Wat ‘links’ in deze nieuwe ‘barbarentijd’ moet leren, is niet het verkopen van hun groot verhaal om zo aan de macht te komen om het uit te voeren. Een ‘groot verhaal’ legt het altijd af tegen een snelwaarheid. Voor het uitvoeren van je ideeën is regeren niet nodig. Daudt: regeren wordt overschat: “Coalitievorming leidt ertoe dat standpunten van partijen die niet deelnemen aan een kabinet toch vaak een plek krijgen in het regeringsbeleid.” Wat ‘links’ moet leren is dat grote verhaal op te delen in ‘snelwaarheden’ en op het juiste moment de juiste ‘snelwaarheid’ aan het oppervlak te laten komen. Dan zijn ‘centrum’ en ’rechts’ wel machtshongerig genoeg om op die horde te springen. Het verschil tussen ‘links’ en ‘niet-links’ is dat ‘links’ actie wil als het regeert en er ook op wordt afgerekend terwijl: “Niet-links kan goed regeren door niets te doen of keuzen uit te stellen.” En als er één tijdperk is dat het gelijk van deze uitspraak aantoont, dan zijn het de laatste twintig jaar.
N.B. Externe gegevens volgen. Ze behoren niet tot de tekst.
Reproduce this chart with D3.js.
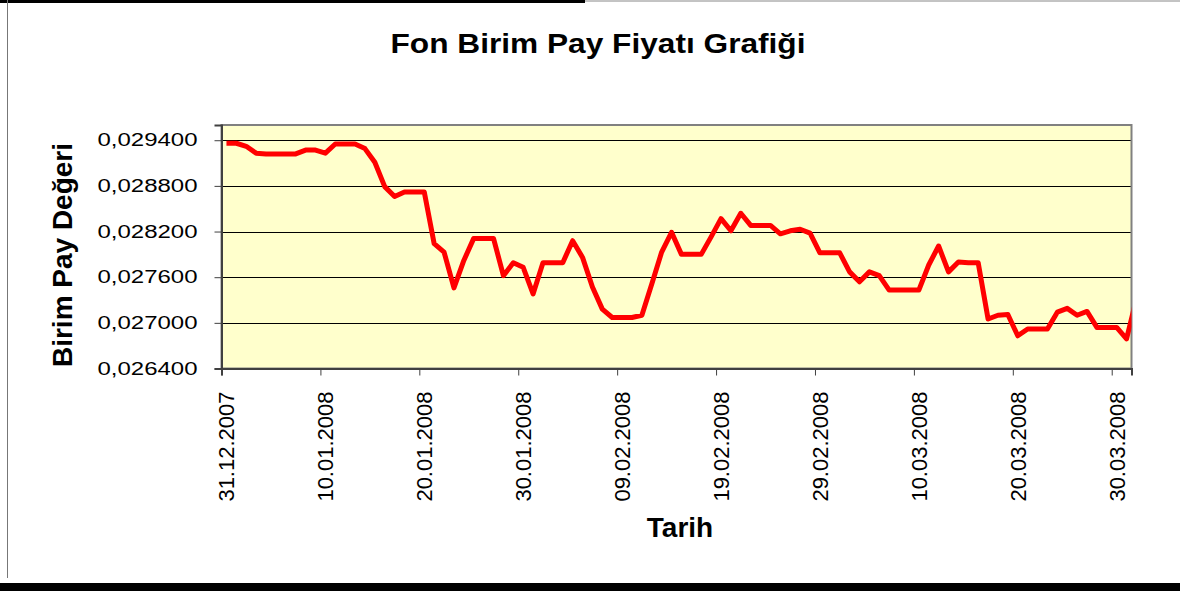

[1] Alessandro Baricco, De Barbaren, pagina 211-212
[2] Alessandro Baricco, The Game, pagina 91
[3] Idem, pagina 98
[4] Idem, pagina 100.
[5] Idem, pagina 104-105
[6] Idem pagina 105
[7] Idem pagina 106
[8] Idem, pagina 113
[9] Idem, pagina 293-294
[10] Idem, pagina 302
[11] Idem, pagima 294-295
[12] Alessandro Baricco, The Game, pagina 306
[13] Alessandro Baricco, De Barbaren, pagina 211
[14] Idem, pagina 211
[15] Daudt was van 1963 tot 1990 hoogleraar in de wetenschap der politiek aan Universiteit van Amsterdam.